V. In his conduct towards the allies, the natural urbanity of Cimon served to conceal a policy deep-laid and grasping. The other Athenian generals were stern and punctilious in their demands on the confederates; they required the allotted number of men, and, in default of the supply, increased the rigour of their exactions. Not so Cimon--from those whom the ordinary avocations of a peaceful life rendered averse to active service, he willingly accepted a pecuniary substitute, equivalent to the value of those ships or soldiers they should have furnished. These sums, devoted indeed to the general service, were yet appropriated to the uses of the Athenian navy; thus the states, hitherto warlike, were artfully suffered to lapse into peaceful and luxurious pursuits; and the confederates became at once, under the most lenient pretexts, enfeebled and impoverished by the very means which strengthened the martial spirit and increased the fiscal resources of the Athenians. The tributaries found too late, when they ventured at revolt, that they had parted with the facilities of resistance. [177]
In the mean while it was the object of Cimon to sustain the naval ardour and discipline of the Athenians; while the oar and the sword fell into disuse with the confederates, he kept the greater part of the citizens in constant rotation at maritime exercise or enterprise-- until experience and increasing power with one, indolence and gradual subjection with the other, destroying the ancient equality in arms, made the Athenians masters and their confederates subjects. [178]

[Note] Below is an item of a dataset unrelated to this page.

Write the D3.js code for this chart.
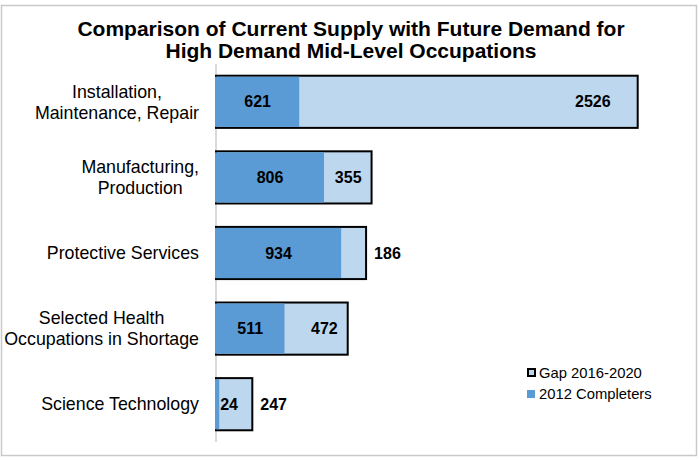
<!DOCTYPE html>
<html>
<head>
<meta charset="utf-8">
<script src="https://cdn.jsdelivr.net/npm/d3@7"></script>
<style>
  body { margin: 0; background: #fff; }
  text { font-family: "Liberation Sans", Arial, sans-serif; }
</style>
</head>
<body>
<figure id="bars" style="margin:0"></figure>
<script>
// chart data
const categories = [
  ["Installation,", "Maintenance, Repair"],
  ["Manufacturing,", "Production"],
  ["Protective Services"],
  ["Selected Health", "Occupations in Shortage"],
  ["Science Technology"]
];
const completers2012 = [621, 806, 934, 511, 24];
const gap20162020 = [2526, 355, 186, 472, 247];
const seriesNames = ["Gap 2016-2020", "2012 Completers"];
const titleLines = ["Comparison of Current Supply with Future Demand for",
                    "High Demand Mid-Level Occupations"];

const width = 699, height = 462;
const blue = "#5b9bd5", light = "#bdd7ee";

const svg = d3.select("figure#bars")
  .append("svg")
  .attr("width", width)
  .attr("height", height);

// chart area border
svg.append("rect")
  .attr("x", 1.5).attr("y", 5.5)
  .attr("width", 695).attr("height", 450)
  .attr("fill", "#fff")
  .attr("stroke", "#c9c9c9")
  .attr("stroke-width", 1.5);

// title
svg.append("text")
  .attr("text-anchor", "middle")
  .attr("font-size", 21)
  .attr("font-weight", "bold")
  .selectAll("tspan")
  .data(titleLines)
  .enter()
  .append("tspan")
  .attr("x", 351)
  .attr("y", (d, i) => 36 + i * 22)
  .text(d => d);

const ids = d3.range(categories.length);

const x = d3.scaleLinear()
  .domain([0, 3500])
  .range([216, 685]);

const y = d3.scaleBand()
  .domain(ids)
  .range([64, 442])
  .paddingInner(0.31)
  .paddingOuter(0.155);

// vertical axis line
svg.append("line")
  .attr("x1", x(0)).attr("x2", x(0))
  .attr("y1", 64).attr("y2", 442)
  .attr("stroke", "#b3b3b3")
  .attr("stroke-width", 1);

// category labels, each block centred, right edge at 199
const labels = svg.append("g");
ids.forEach(i => {
  const lines = categories[i];
  const t = labels.append("text")
    .attr("font-size", 17.8)
    .attr("fill", "#000")
    .attr("text-anchor", "middle");
  const cy = y(i) + y.bandwidth() / 2;
  lines.forEach((ln, j) => {
    t.append("tspan")
      .attr("y", cy + (j - (lines.length - 1) / 2) * 21)
      .attr("dy", "0.35em")
      .text(ln);
  });
  // widest line decides where the block sits
  let w = 0;
  t.selectAll("tspan").each(function () { w = Math.max(w, this.getComputedTextLength()); });
  t.selectAll("tspan").attr("x", 199 - w / 2);
});

// total bars (gap series, outlined)
const bars = svg.append("g");
bars.selectAll("rect.total")
  .data(ids)
  .enter()
  .append("rect")
  .attr("class", "total")
  .attr("x", x(0))
  .attr("y", i => y(i))
  .attr("width", i => x(completers2012[i] + gap20162020[i]) - x(0))
  .attr("height", y.bandwidth())
  .attr("fill", light)
  .attr("stroke", "#000")
  .attr("stroke-width", 2);

// completers bars
bars.selectAll("rect.comp")
  .data(ids)
  .enter()
  .append("rect")
  .attr("class", "comp")
  .attr("x", x(0) - 1)
  .attr("y", i => y(i) + 1)
  .attr("width", i => x(completers2012[i]) - x(0) + 1)
  .attr("height", y.bandwidth() - 2)
  .attr("fill", blue);

// data labels
const vals = svg.append("g")
  .attr("font-size", 16)
  .attr("font-weight", "bold")
  .attr("fill", "#000");

vals.selectAll("text.comp")
  .data(ids)
  .enter()
  .append("text")
  .attr("class", "comp")
  .attr("y", i => y(i) + y.bandwidth() / 2)
  .attr("dy", "0.35em")
  .each(function (i) {
    const w0 = x(completers2012[i]) - x(0);
    const t = d3.select(this).text(completers2012[i]);
    if (w0 > 30) {
      t.attr("x", x(0) + w0 / 2).attr("text-anchor", "middle");
    } else {
      t.attr("x", x(completers2012[i]) + 1).attr("text-anchor", "start");
    }
  });

vals.selectAll("text.gap")
  .data(ids)
  .enter()
  .append("text")
  .attr("class", "gap")
  .attr("y", i => y(i) + y.bandwidth() / 2)
  .attr("dy", "0.35em")
  .each(function (i) {
    const start = x(completers2012[i]);
    const end = x(completers2012[i] + gap20162020[i]);
    const w = end - start;
    const t = d3.select(this).text(gap20162020[i]);
    if (w > 40) {
      t.attr("x", Math.min(end - 10, start + w * 0.92)).attr("text-anchor", "end");
    } else {
      t.attr("x", end + 8).attr("text-anchor", "start");
    }
  });

// legend
const legend = svg.append("g");
const legendY = [373, 394];
legend.append("rect")
  .attr("x", 528).attr("y", legendY[0] - 4)
  .attr("width", 7).attr("height", 7)
  .attr("fill", light)
  .attr("stroke", "#000")
  .attr("stroke-width", 2);
legend.append("rect")
  .attr("x", 527).attr("y", legendY[1] - 4)
  .attr("width", 8).attr("height", 8)
  .attr("fill", blue);
legend.selectAll("text")
  .data(seriesNames)
  .enter()
  .append("text")
  .attr("x", 539)
  .attr("y", (d, i) => legendY[i])
  .attr("dy", "0.35em")
  .attr("font-size", 14.8)
  .text(d => d);
</script>
</body>
</html>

VI. According to the wise policy of the ancients, the Athenians never neglected a suitable opportunity to colonize; thus extending their dominion while they draughted off the excess of their population, as well as the more enterprising spirits whom adventure tempted or poverty aroused. The conquest of Eion had opened to the Athenians a new prospect of aggrandizement, of which they were now prepared to seize the advantages. Not far from Eion, and on the banks of the Strymon, was a place called the Nine Ways, afterward Amphipolis, and which, from its locality and maritime conveniences, seemed especially calculated for the site of a new city. Thither ten thousand persons, some confederates, some Athenians, had been sent to establish a colony. The views of the Athenians were not, however, in this enterprise, bounded to its mere legitimate advantages. About the same time they carried on a dispute with the Thasians relative to certain mines and places of trade on the opposite coasts of Thrace. The dispute was one of considerable nicety. The Athenians, having conquered Eion and the adjacent territory, claimed the possession by right of conquest. The Thasians, on the other hand, had anciently possessed some of the mines and the monopoly of the commerce; they had joined in the confederacy; and, asserting that the conquest had been made, if by Athenian arms, for the federal good, they demanded that the ancient privileges should revert to them. The Athenian government was not disposed to surrender a claim which proffered to avarice the temptation of mines of gold. The Thasians renounced the confederacy, and thus gave to the Athenians the very pretext for hostilities which the weaker state should never permit to the more strong. While the colony proceeded to its destination, part of the Athenian fleet, under Cimon, sailed to Thasos--gained a victory by sea--landed on the island--and besieged the city.
Meanwhile the new colonizers had become masters of the Nine Ways, having dislodged the Edonian Thracians, its previous habitants. But hostility following hostility, the colonists were eventually utterly routed and cut off in a pitched battle at Drabescus (B. C. 465), in Edonia, by the united forces of all the neighbouring Thracians.
VII. The siege of Thasos still continued, and the besieged took the precaution to send to Sparta for assistance. That sullen state had long viewed with indignation the power of Athens; her younger warriors clamoured against the inert indifference with which a city, for ages so inferior to Sparta, had been suffered to gain the ascendency over Greece. In vain had Themistocles been removed; the inexhaustible genius of the people had created a second Themistocles in Cimon. The Lacedaemonians, glad of a pretext for quarrel, courteously received the Thasian ambassadors, and promised to distract the Athenian forces by an irruption into Attica. They were actively prepared in concerting measures for this invasion, when sudden and complicated afflictions, now to be related, forced them to abandon their designs, and confine their attention to themselves.